Weebo or Weebo Station is a pastoral lease that has operated as both a sheep and cattle station located about 50 km south of Leinster and about 90 km north west of Leonora in the Goldfields region of Western Australia. The name comes from an Aboriginal word wipu meaning "tail".

The property occupies an area of 2852 km2 and is able to carry a herd of approximately 2,000 cattle. The station has a large homestead and two cottages, each with three bedrooms. Stock are watered at 63 water points around the property.

The traditional owners of the area are the Kuwarra people, who have inhabited the area for thousands of years.

The property was initially established by Pierce and Gilmore, who acquired the 200000 acre lease prior to 1901. They stocked the property with 1,000 sheep, 250 cattle and 50 horses. The property adjoined Ducie Downs at this time. Gilmore sold the 262000 acre property in 1926 to W. H. Nicholls. Sir Walter James then acquired the property in 1927.

A new shearing shed was constructed in 1928 by James and his partner, Thurbyshire, with 5,199 sheep being shorn producing 116 bales of wool.

In 1960 the property was stocked with 9,504 sheep, which were shorn to produce 270 bales of wool.

Western Mining Corporation applied for 16 mineral leases over an area of 3000 acre to search for nickel and other metals.

In 2009 the lease was owned by Nickel West, a subsidiary of BHP, and was managed by Simon Kopke. Prior to 2008 Weebo was running 8,000 sheep but was completely destocked that year after experiencing problems with wild dogs.

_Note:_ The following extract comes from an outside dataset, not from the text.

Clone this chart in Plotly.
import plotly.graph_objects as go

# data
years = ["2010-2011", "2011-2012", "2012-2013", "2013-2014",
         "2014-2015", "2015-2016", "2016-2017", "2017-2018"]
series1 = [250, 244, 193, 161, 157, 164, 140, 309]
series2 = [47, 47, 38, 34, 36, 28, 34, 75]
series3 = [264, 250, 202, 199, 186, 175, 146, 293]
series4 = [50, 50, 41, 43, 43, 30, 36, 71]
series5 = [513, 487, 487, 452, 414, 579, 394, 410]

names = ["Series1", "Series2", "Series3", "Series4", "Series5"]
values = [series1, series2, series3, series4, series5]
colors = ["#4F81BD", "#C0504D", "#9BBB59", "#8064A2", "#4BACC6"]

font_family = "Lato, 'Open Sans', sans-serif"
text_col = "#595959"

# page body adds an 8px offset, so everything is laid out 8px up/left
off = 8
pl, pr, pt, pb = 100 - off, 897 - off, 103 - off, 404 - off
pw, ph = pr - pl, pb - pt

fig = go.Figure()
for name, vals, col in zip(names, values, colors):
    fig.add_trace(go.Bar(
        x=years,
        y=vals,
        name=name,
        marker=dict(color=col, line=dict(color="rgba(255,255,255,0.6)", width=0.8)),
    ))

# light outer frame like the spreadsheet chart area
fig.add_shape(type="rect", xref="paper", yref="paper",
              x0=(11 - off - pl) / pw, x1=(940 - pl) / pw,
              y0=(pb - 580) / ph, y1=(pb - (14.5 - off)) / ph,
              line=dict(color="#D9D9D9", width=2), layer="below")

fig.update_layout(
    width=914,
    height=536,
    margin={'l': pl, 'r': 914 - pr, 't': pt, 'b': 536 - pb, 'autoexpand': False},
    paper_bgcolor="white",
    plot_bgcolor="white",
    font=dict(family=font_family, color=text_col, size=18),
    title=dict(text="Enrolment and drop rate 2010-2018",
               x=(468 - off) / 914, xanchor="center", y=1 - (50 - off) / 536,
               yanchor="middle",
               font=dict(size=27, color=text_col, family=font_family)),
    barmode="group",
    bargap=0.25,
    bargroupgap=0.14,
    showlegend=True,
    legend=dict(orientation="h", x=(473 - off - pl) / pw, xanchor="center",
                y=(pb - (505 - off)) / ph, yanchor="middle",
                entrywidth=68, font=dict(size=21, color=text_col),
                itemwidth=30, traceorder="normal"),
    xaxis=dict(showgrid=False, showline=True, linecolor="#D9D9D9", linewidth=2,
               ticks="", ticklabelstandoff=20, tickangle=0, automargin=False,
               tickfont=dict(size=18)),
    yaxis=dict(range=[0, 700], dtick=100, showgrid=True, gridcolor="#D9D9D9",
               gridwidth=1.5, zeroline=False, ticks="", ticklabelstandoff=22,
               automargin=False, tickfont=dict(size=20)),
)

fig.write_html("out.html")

Kopke introduced a herd of 200 goats onto the property for the domestic meat market into one 80 km2 paddock. The goats were being protected by an electrified fence and four Maremma dogs.

The property was sold by BHP Nickel West in December 2015 and purchased by B & SL Prosser. Since purchase the station has been converted from grazing sheep and goats to cattle.